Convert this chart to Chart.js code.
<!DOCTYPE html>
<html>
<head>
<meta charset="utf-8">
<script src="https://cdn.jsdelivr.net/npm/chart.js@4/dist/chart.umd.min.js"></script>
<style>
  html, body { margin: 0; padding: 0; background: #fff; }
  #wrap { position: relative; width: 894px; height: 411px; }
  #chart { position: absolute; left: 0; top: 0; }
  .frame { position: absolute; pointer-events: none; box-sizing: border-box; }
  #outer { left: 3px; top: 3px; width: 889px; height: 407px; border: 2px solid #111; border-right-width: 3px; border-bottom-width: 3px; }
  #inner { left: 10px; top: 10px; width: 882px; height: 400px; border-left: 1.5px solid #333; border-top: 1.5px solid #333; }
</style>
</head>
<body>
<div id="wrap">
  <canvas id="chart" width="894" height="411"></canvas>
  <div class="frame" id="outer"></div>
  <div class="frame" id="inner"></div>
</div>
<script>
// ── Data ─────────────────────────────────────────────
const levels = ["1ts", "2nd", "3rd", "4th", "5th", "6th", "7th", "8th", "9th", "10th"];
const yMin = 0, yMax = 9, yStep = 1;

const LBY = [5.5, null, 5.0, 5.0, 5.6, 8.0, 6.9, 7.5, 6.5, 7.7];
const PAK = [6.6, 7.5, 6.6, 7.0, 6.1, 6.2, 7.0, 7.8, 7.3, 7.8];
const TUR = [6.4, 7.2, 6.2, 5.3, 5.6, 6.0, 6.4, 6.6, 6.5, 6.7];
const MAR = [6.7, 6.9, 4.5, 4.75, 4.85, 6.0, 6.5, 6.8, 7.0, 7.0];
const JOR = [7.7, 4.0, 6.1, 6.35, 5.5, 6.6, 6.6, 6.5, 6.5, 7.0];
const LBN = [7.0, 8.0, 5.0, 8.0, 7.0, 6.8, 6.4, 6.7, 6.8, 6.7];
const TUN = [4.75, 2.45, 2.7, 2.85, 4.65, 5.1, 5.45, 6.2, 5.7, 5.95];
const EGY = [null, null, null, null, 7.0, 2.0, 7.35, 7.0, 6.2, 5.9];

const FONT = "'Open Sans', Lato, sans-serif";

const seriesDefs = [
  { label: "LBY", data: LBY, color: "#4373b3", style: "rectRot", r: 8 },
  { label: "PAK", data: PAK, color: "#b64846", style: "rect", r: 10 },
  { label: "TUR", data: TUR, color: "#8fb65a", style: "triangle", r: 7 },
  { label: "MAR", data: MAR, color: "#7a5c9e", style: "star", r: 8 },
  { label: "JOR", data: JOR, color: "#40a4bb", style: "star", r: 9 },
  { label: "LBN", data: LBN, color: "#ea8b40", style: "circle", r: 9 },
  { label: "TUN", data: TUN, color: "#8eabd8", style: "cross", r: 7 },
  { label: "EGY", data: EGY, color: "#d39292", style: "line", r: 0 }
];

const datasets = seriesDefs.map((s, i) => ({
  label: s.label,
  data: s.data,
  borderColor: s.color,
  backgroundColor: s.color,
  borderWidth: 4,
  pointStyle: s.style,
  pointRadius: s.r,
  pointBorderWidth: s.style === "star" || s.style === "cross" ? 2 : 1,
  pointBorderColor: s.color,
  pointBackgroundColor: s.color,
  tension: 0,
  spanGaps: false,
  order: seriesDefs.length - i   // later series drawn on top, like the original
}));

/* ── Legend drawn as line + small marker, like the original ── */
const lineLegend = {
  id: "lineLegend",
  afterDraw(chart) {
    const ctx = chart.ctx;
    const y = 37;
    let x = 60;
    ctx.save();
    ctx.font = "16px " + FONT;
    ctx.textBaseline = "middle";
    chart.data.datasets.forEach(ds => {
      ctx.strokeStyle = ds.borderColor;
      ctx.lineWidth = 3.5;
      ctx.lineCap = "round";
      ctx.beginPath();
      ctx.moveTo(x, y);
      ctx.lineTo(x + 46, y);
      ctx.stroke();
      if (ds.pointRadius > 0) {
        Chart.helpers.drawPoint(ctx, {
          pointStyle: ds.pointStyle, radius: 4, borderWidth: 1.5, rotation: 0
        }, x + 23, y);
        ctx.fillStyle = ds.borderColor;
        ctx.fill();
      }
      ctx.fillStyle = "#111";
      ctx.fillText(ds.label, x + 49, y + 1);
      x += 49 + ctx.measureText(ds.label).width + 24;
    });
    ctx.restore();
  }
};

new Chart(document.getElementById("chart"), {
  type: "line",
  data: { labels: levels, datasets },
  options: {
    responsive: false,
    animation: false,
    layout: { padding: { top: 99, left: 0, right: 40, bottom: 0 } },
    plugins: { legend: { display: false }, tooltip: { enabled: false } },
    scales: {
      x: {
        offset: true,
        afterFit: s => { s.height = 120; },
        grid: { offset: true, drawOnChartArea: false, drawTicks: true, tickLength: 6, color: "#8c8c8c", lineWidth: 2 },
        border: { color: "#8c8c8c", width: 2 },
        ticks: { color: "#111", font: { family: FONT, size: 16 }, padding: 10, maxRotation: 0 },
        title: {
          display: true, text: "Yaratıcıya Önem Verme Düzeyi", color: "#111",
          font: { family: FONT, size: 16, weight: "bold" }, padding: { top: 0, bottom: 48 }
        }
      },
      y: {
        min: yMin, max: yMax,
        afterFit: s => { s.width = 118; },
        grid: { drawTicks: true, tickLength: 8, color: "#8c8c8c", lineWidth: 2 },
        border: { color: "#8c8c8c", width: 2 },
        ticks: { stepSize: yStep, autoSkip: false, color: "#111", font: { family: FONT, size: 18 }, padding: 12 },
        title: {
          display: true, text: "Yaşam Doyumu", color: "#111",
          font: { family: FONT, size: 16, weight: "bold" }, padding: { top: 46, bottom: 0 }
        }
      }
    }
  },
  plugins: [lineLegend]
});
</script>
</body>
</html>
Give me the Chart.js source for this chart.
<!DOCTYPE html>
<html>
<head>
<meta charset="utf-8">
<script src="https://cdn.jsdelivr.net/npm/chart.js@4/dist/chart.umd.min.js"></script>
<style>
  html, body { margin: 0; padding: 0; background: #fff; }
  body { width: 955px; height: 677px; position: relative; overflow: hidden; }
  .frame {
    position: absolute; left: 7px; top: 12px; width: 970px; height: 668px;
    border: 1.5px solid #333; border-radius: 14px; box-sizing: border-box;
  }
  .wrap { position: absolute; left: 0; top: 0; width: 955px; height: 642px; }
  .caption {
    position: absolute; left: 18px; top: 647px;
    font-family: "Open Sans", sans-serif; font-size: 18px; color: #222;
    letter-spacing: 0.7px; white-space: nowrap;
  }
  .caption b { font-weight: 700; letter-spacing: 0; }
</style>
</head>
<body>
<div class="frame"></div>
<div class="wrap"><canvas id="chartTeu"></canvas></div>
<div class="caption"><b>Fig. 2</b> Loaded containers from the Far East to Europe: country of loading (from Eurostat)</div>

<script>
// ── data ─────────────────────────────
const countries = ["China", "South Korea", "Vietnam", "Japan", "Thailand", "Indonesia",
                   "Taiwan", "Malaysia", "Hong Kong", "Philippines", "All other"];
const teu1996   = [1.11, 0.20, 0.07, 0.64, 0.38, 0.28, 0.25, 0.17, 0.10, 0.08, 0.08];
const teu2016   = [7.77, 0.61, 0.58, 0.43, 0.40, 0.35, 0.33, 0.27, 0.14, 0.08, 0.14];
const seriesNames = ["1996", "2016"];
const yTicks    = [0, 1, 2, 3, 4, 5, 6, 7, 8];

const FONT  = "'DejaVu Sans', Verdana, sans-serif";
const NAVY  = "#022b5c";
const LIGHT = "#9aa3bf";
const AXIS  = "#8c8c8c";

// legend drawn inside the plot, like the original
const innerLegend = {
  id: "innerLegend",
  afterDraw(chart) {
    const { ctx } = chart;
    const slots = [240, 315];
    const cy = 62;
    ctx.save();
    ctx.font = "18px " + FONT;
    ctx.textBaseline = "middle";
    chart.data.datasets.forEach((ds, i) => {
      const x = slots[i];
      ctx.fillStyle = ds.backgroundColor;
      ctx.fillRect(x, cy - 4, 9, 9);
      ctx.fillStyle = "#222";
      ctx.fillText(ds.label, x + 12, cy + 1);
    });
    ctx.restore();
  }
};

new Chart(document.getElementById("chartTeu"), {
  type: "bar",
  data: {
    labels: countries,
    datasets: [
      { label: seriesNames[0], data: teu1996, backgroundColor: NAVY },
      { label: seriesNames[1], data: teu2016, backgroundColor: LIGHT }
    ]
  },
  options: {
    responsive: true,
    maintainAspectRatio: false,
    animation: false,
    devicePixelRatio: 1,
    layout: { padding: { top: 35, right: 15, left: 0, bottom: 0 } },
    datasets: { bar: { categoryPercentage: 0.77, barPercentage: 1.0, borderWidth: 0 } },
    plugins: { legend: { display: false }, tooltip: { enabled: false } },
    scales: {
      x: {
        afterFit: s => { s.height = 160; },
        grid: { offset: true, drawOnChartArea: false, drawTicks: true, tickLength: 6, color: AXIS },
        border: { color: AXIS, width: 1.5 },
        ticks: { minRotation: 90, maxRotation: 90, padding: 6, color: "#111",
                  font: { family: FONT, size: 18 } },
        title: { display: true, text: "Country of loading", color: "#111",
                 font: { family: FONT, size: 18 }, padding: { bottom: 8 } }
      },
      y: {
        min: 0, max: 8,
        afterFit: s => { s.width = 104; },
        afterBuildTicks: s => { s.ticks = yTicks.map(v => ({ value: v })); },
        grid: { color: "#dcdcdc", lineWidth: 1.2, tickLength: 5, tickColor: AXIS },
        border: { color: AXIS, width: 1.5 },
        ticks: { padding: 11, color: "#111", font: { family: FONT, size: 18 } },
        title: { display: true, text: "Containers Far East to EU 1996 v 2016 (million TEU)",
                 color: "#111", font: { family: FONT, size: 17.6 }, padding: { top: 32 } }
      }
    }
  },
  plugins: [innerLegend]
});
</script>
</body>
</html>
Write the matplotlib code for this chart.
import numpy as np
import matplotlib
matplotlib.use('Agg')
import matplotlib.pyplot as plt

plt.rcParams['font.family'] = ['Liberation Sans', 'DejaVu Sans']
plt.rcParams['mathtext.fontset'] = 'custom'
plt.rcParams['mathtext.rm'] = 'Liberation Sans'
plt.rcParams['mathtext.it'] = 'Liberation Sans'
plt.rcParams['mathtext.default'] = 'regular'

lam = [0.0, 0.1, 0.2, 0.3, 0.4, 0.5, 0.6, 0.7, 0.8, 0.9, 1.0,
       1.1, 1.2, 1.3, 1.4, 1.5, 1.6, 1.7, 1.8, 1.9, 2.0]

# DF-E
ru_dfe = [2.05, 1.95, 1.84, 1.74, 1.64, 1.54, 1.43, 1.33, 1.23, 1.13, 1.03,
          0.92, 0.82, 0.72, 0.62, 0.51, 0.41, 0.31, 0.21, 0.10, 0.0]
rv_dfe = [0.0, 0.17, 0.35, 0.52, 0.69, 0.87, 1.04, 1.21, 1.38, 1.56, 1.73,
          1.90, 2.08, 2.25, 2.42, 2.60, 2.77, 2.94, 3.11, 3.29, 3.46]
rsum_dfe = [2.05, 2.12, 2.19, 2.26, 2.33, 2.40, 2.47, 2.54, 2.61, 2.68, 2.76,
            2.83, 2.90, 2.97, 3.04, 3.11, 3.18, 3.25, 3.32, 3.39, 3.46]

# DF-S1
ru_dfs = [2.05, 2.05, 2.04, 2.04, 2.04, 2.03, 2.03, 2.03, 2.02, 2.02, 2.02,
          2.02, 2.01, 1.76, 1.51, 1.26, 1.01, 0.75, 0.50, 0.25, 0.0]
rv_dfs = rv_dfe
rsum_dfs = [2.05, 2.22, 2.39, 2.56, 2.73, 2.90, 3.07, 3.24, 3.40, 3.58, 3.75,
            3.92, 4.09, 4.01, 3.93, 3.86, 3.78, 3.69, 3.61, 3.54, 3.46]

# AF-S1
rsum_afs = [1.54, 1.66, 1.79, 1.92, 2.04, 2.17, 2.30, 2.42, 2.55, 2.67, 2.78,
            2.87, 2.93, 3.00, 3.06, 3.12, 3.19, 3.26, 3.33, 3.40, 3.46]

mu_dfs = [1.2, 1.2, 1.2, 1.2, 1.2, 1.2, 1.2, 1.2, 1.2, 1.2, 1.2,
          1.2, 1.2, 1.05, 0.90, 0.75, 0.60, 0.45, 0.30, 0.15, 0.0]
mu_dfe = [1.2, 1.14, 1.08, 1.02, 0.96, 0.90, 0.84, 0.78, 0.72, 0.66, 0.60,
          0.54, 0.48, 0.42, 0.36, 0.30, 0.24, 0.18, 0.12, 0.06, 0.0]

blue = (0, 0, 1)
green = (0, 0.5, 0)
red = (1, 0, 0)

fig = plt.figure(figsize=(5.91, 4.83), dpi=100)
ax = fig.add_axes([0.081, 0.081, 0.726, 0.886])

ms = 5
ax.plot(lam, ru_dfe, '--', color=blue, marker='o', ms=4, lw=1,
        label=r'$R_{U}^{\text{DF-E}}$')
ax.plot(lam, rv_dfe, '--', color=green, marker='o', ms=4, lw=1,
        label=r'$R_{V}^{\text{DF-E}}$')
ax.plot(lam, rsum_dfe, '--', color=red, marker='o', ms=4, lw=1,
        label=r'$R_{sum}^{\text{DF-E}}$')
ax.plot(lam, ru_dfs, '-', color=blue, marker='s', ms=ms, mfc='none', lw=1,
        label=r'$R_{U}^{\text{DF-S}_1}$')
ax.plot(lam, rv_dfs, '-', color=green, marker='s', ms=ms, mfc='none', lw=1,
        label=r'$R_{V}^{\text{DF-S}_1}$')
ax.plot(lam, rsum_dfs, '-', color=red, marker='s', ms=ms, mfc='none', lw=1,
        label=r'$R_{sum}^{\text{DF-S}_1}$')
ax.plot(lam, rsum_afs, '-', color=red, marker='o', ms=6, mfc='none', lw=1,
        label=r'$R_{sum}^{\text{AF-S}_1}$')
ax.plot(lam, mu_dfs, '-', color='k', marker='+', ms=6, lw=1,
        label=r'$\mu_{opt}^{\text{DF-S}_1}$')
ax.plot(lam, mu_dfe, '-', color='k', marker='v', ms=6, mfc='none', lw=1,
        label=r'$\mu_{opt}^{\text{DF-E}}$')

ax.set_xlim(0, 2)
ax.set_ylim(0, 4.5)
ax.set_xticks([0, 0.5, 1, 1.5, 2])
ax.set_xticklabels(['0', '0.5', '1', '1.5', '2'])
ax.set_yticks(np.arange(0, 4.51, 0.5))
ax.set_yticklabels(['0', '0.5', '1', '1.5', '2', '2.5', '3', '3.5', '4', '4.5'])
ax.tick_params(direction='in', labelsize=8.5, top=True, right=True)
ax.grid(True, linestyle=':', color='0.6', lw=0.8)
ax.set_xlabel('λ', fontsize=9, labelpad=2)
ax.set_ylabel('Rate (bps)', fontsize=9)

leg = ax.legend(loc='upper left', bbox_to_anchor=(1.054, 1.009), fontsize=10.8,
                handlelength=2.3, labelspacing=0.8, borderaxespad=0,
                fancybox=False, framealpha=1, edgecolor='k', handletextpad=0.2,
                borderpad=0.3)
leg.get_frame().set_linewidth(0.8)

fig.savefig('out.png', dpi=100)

+ + + +

Using the data above, repeat exactly the lines that begin at the line with "Write the matplotlib code for this chart." and end at the line with "1.1, 1.2, 1.3, 1.4, 1.5, 1.6, 1.7, 1.8, 1.9, 2.0]", both ends included.

Write the matplotlib code for this chart.
import numpy as np
import matplotlib
matplotlib.use('Agg')
import matplotlib.pyplot as plt

plt.rcParams['font.family'] = ['Liberation Sans', 'DejaVu Sans']
plt.rcParams['mathtext.fontset'] = 'custom'
plt.rcParams['mathtext.rm'] = 'Liberation Sans'
plt.rcParams['mathtext.it'] = 'Liberation Sans'
plt.rcParams['mathtext.default'] = 'regular'

lam = [0.0, 0.1, 0.2, 0.3, 0.4, 0.5, 0.6, 0.7, 0.8, 0.9, 1.0,
       1.1, 1.2, 1.3, 1.4, 1.5, 1.6, 1.7, 1.8, 1.9, 2.0]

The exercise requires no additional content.